The lawsuit was filed before a court in the state of Missouri one day after the end of the US Championship in the state capital, Saint Louis. Besides Carlsen, it also targets the Play Magnus group of companies, whose main shareholder is Carlsen, the virtual chess club Chess.com, its director, Daniel Rensch, and the grandmaster and streamer Hikaru Nakamura. Chess.com, which claims to have more than 90 million users, is buying Play Magnus for more than €80 million.
“Niemann is a 19-year-old self-taught chess prodigy. He is bringing this action to avenge himself for the devastating damage the defendants have inflicted on his reputation, career, and life by blatantly defaming him and unlawfully conspiring to blacklist him from the profession to which he has dedicated his life,” reads the beginning of the 44-page civil action suit, which has requested a jury trial.
Niemann’s lawyers, from the New York law firm Oved & Oved LLP and The Gartner Law Firm (Missouri), are claiming that Magnus Carlsen, Play Magnus Group, Chess.com and Danny Rensch, about to consummate a merger aimed at monopolizing the chess industry, conspired to manufacture and disseminate a range of libelous accusations against Niemann in order to marginalize him from professional chess. “This is not a game. The defendants have destroyed Niemann’s life simply because he has the talent, dedication and audacity to defeat the so-called King of Chess. We will hold the accused fully accountable and expose the truth,” reads the suit.
The legal action also targets celebrity chess streamer Nakamura, who has around 1.4 million subscribers on YouTube, for “colluding with Carlsen and Chess.com, publishing hours of video content, amplifying and reinforcing Carlsen’s false accusations against Niemann with numerous additional defamatory statements.” The lawsuit does not include any other grandmasters, although several have publicly supported Carlsen’s accusations.
The lawsuit details four specific injuries Niemann has already suffered in a month and a half: a canceled match against 17-year-old German prodigy Vincent Keymer; the withdrawal of invitations to play the Global Chess Championship (organized by Chess.com) in October and the Tata tournament in Wijk aan Zee (Netherlands) in January; and the withdrawal of an offer to be a chess teacher “in a prestigious school.”
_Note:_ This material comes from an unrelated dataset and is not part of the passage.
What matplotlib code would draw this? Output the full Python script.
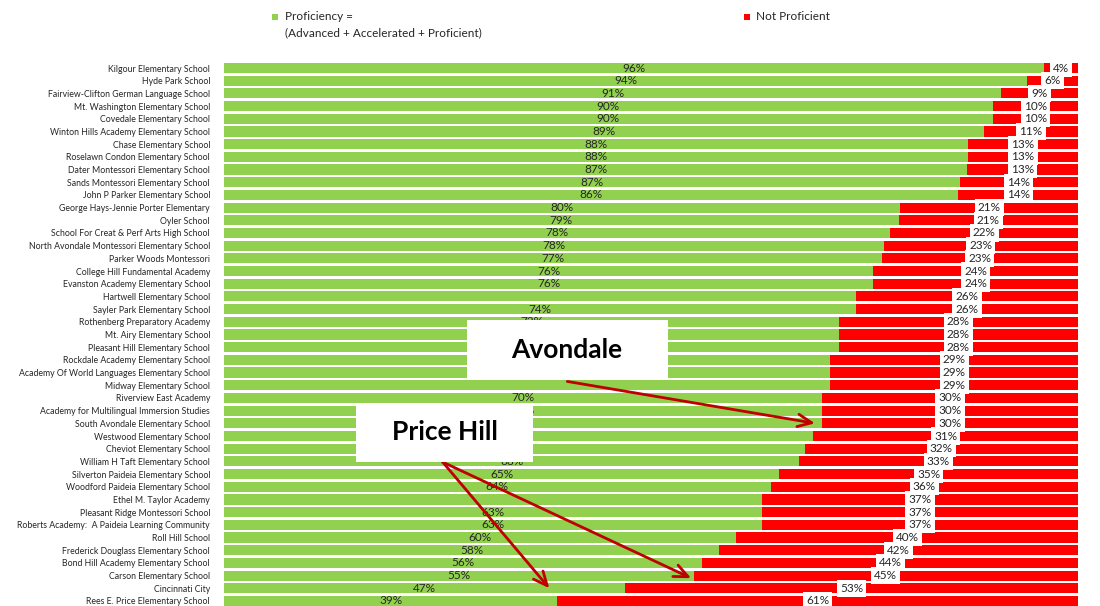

Among the arguments in favor of their client, the plaintiffs cite a report by mathematician Ken Regan, considered the world’s leading expert in detecting cheating in chess, whose conclusion is that Niemann has not cheated in face-to-face chess for the past two years. They also stress that Carlsen has used “his great social influence” to discredit Niemann, and note Carlsen’s unsportsmanlike gesture just days after his Sinquefield Cup loss, when, in a quick online tournament, he conceded to Niemann after making a single move.
Niemann’s weakest point is that he has admitted to cheating at online speed games at the age of 12 and at 16, without specifying how many. “It was the biggest mistake of my life, I learned my lesson, I have not cheated again and I have never done it in face-to-face games,” he asserted. But Chess.com published a lengthy report assuring that Niemann cheater over 100 times. Niemann’s lawyers claim this report contains several falsehoods.
Niemann finished 7th out of 14 at the US Championship on Wednesday without dropping a single point on the international list despite suffering a tremendous digital lynching. The tournament was played under extreme measures to prevent cheating.